Google

Reflections on Seinfeld

Written on:June 26, 2011
Comments are closed

My wife and I just started re-watching the seventh season of Seinfeld on DVD this past week. I have seen every episode of the series at least three or four times each. In my opinion, Seinfeld is the best television sitcom ever made. Larry David and Jerry Seinfeld created a masterpiece that has stood the test of time. Despite the fact that it has been thirteen years since the show went off the air, Seinfeld is still relevant today because the show focused on relationship centered humor. Therefore, even though we now live in a completely new world technologically, the humor is still relevant because human nature and human interaction remain rather constant.

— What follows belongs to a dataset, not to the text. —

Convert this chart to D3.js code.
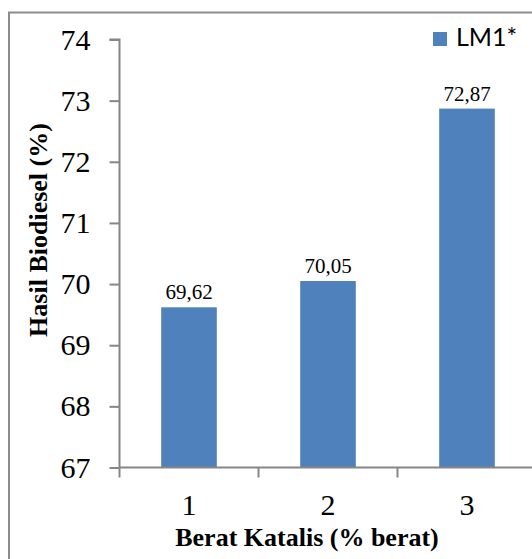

One of the enduring strengths of the show was that it was extremely edgy without being vulgar. Granted, the restrictive censorship of network television during the nineties played a role, but the overriding factor in this was that the humor was smart. Using Larry David’s Curb Your Enthusiasm as a comparative model, the genius of Seinfeld is that it worked out the same compromising scenarios as Curb Your Enthusiasm does now, but without the crutch of vulgar language. Some of Seinfeld’s most enduring moments come from the characters coming up with creative alternatives (such as “master of your domain”) to stereotypical language while navigating through controversial subject matter. While David’s Curb Your Enthusiasm is structurally the same show as Seinfeld, the freedom to put vulgarity front and center on Curb is actually a regression in the genius of the writing. Don’t get me wrong, I’m a big fan of Curb Your Enthusiasm, but the humor is never as sharp when the writer constantly takes the easy path to the laugh.

Of course, the most infamous component to the Seinfeld writing, and what probably more than anything else separates it from other sitcoms, was the interwoven connectivity of multiple plot points. Larry David and Jerry Seinfeld, episode after episode, were able to take multiple seemingly independent plot points and tie them together while resolving the overall plot line. A prime example of this is in episode 78, “The Marine Biologist.” Kramer’s subplot is that he is obsessed with improving his golf swing so he goes out to hit golf balls from the beach into the ocean. George’s subplot is that he is trying to impress a woman that he wants to date with one snag, Jerry had told the woman that George is a marine biologist. As the plot unfolds, naturally George finds himself trying to save a beached whale while masquerading as a marine biologist. In his dramatic retelling of the whale saving at the end of the episode, George reveals that the whale’s problem was an obstructed blow hole. He reveals that he saved the whale by pulling out the obstruction which happens to be a golf ball. Kramer retorts, “Hole in one!”

Moments like this have allowed Seinfeld to stand the test of time and should allow it to remain in most lists for the greatest sitcoms of all time. I think that its unpredictability as well as its shelf life (it is just as entertaining on the fifth view of an episode 13 years later as it was on the original view) make it worthy of being the first television program explored and deconstructed at theLeftAhead.